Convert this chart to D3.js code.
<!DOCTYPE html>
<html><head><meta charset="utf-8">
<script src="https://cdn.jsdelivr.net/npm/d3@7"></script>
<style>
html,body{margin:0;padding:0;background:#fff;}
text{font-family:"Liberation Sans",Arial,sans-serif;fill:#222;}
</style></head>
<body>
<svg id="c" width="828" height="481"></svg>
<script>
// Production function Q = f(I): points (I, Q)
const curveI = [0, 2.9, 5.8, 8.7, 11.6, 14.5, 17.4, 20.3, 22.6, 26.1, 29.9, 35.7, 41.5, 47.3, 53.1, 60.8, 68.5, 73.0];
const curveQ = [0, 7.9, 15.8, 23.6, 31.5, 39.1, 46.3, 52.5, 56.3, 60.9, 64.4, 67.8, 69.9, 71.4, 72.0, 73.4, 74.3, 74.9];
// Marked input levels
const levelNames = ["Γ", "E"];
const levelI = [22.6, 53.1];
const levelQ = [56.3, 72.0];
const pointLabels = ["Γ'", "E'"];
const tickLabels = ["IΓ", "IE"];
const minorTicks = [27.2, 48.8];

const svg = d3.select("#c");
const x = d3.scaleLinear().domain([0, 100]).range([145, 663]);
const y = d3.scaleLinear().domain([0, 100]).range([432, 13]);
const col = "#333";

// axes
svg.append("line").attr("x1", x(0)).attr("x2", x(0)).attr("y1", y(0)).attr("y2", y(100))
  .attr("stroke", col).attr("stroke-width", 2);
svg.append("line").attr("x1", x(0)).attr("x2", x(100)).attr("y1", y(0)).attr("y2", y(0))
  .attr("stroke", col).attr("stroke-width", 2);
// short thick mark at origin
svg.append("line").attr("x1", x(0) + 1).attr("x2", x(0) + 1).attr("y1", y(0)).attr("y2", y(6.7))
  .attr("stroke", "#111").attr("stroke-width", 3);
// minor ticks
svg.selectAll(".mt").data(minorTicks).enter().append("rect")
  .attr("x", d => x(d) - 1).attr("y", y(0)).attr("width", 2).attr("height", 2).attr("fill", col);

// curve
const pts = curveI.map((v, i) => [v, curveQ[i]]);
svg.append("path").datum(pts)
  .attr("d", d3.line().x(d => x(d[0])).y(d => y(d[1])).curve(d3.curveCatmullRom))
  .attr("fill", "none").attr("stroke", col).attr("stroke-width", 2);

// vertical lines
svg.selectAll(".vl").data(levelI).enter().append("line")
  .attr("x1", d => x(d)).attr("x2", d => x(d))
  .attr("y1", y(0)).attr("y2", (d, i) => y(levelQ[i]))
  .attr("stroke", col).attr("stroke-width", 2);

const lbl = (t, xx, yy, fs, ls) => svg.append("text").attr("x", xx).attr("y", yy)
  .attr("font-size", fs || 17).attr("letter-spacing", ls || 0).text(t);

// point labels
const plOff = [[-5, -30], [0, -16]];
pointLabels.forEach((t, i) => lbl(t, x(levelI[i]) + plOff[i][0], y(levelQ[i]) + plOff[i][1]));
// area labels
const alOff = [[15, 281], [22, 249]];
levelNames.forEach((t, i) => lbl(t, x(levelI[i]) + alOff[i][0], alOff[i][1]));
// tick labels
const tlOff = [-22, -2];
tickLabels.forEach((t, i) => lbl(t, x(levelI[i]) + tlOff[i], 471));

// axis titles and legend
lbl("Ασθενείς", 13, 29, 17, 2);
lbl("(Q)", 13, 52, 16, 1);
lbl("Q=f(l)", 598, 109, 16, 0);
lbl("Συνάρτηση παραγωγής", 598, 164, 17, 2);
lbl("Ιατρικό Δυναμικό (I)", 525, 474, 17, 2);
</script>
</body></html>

******

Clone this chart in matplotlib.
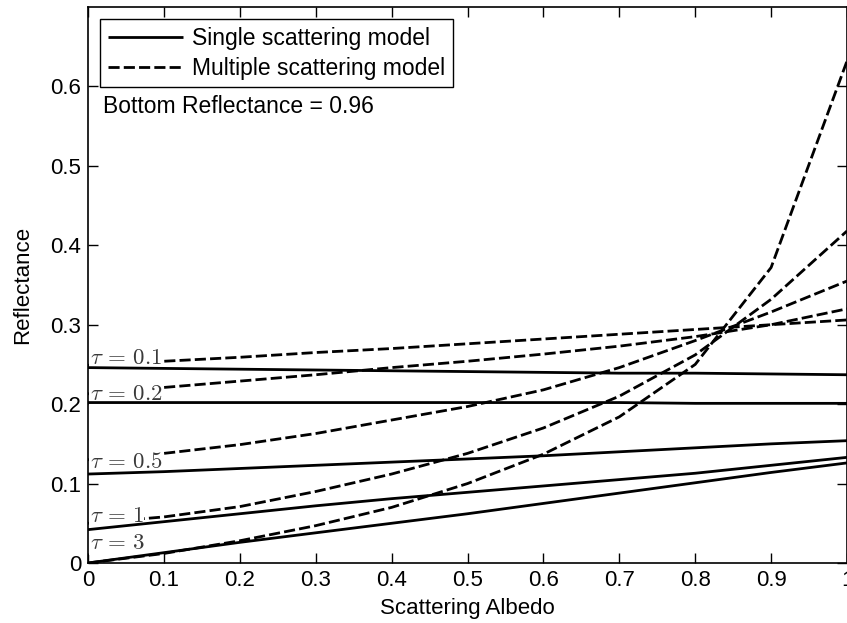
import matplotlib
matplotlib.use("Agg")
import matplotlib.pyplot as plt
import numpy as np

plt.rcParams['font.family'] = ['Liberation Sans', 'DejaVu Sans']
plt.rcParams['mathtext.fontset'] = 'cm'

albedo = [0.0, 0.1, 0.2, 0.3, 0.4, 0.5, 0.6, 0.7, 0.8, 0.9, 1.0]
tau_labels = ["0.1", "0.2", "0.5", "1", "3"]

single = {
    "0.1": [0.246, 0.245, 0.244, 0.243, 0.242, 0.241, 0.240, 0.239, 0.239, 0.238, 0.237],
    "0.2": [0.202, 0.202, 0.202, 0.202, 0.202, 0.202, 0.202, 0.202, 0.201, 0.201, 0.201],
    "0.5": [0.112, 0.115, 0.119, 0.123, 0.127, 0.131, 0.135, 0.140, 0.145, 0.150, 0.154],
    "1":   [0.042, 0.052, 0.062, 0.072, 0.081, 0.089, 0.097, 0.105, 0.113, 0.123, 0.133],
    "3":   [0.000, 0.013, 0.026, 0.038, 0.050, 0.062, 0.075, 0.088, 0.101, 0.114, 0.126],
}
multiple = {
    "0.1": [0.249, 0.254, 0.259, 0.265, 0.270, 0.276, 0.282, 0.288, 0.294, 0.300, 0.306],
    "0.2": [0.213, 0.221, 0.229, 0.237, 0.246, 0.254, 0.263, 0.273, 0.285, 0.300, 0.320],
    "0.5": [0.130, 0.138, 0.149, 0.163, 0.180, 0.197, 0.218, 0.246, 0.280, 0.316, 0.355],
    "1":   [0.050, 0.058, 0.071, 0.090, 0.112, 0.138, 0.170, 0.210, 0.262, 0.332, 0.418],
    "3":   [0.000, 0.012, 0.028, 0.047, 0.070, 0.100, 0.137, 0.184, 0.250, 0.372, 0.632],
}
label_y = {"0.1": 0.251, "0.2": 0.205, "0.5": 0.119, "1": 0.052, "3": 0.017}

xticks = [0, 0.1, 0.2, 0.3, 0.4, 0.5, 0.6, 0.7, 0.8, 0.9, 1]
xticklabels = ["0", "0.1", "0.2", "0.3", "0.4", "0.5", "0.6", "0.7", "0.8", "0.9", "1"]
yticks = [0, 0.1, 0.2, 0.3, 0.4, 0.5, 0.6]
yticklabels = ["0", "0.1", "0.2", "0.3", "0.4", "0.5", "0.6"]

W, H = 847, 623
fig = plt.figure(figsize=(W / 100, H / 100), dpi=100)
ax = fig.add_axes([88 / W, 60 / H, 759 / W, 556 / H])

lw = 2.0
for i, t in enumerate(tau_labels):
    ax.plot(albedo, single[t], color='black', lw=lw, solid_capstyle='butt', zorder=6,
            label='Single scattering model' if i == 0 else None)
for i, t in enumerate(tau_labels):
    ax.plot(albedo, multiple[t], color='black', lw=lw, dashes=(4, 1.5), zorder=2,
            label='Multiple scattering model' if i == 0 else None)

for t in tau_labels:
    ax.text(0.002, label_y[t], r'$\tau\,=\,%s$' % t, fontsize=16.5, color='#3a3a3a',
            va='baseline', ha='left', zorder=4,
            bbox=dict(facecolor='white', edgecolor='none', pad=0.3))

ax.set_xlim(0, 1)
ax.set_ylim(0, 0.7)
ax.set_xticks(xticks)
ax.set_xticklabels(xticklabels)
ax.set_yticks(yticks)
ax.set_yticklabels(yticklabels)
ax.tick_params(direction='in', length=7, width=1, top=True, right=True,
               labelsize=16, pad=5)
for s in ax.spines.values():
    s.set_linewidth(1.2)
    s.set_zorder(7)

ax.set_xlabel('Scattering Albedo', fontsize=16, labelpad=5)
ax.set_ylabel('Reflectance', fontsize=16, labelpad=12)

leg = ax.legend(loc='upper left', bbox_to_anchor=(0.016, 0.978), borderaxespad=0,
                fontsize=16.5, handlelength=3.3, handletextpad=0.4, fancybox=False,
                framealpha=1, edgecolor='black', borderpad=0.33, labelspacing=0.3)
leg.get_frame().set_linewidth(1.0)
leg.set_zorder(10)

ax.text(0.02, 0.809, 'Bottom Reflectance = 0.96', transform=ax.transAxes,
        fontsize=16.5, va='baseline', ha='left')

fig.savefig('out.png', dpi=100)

******

_Request_: Print exactly the lines from the line with "Convert this chart to D3.js code." to the line with "ls || 0).text(t);", both included, and nothing else.

_Completed exercise_:
Convert this chart to D3.js code.
<!DOCTYPE html>
<html><head><meta charset="utf-8">
<script src="https://cdn.jsdelivr.net/npm/d3@7"></script>
<style>
html,body{margin:0;padding:0;background:#fff;}
text{font-family:"Liberation Sans",Arial,sans-serif;fill:#222;}
</style></head>
<body>
<svg id="c" width="828" height="481"></svg>
<script>
// Production function Q = f(I): points (I, Q)
const curveI = [0, 2.9, 5.8, 8.7, 11.6, 14.5, 17.4, 20.3, 22.6, 26.1, 29.9, 35.7, 41.5, 47.3, 53.1, 60.8, 68.5, 73.0];
const curveQ = [0, 7.9, 15.8, 23.6, 31.5, 39.1, 46.3, 52.5, 56.3, 60.9, 64.4, 67.8, 69.9, 71.4, 72.0, 73.4, 74.3, 74.9];
// Marked input levels
const levelNames = ["Γ", "E"];
const levelI = [22.6, 53.1];
const levelQ = [56.3, 72.0];
const pointLabels = ["Γ'", "E'"];
const tickLabels = ["IΓ", "IE"];
const minorTicks = [27.2, 48.8];

const svg = d3.select("#c");
const x = d3.scaleLinear().domain([0, 100]).range([145, 663]);
const y = d3.scaleLinear().domain([0, 100]).range([432, 13]);
const col = "#333";

// axes
svg.append("line").attr("x1", x(0)).attr("x2", x(0)).attr("y1", y(0)).attr("y2", y(100))
  .attr("stroke", col).attr("stroke-width", 2);
svg.append("line").attr("x1", x(0)).attr("x2", x(100)).attr("y1", y(0)).attr("y2", y(0))
  .attr("stroke", col).attr("stroke-width", 2);
// short thick mark at origin
svg.append("line").attr("x1", x(0) + 1).attr("x2", x(0) + 1).attr("y1", y(0)).attr("y2", y(6.7))
  .attr("stroke", "#111").attr("stroke-width", 3);
// minor ticks
svg.selectAll(".mt").data(minorTicks).enter().append("rect")
  .attr("x", d => x(d) - 1).attr("y", y(0)).attr("width", 2).attr("height", 2).attr("fill", col);

// curve
const pts = curveI.map((v, i) => [v, curveQ[i]]);
svg.append("path").datum(pts)
  .attr("d", d3.line().x(d => x(d[0])).y(d => y(d[1])).curve(d3.curveCatmullRom))
  .attr("fill", "none").attr("stroke", col).attr("stroke-width", 2);

// vertical lines
svg.selectAll(".vl").data(levelI).enter().append("line")
  .attr("x1", d => x(d)).attr("x2", d => x(d))
  .attr("y1", y(0)).attr("y2", (d, i) => y(levelQ[i]))
  .attr("stroke", col).attr("stroke-width", 2);

const lbl = (t, xx, yy, fs, ls) => svg.append("text").attr("x", xx).attr("y", yy)
  .attr("font-size", fs || 17).attr("letter-spacing", ls || 0).text(t);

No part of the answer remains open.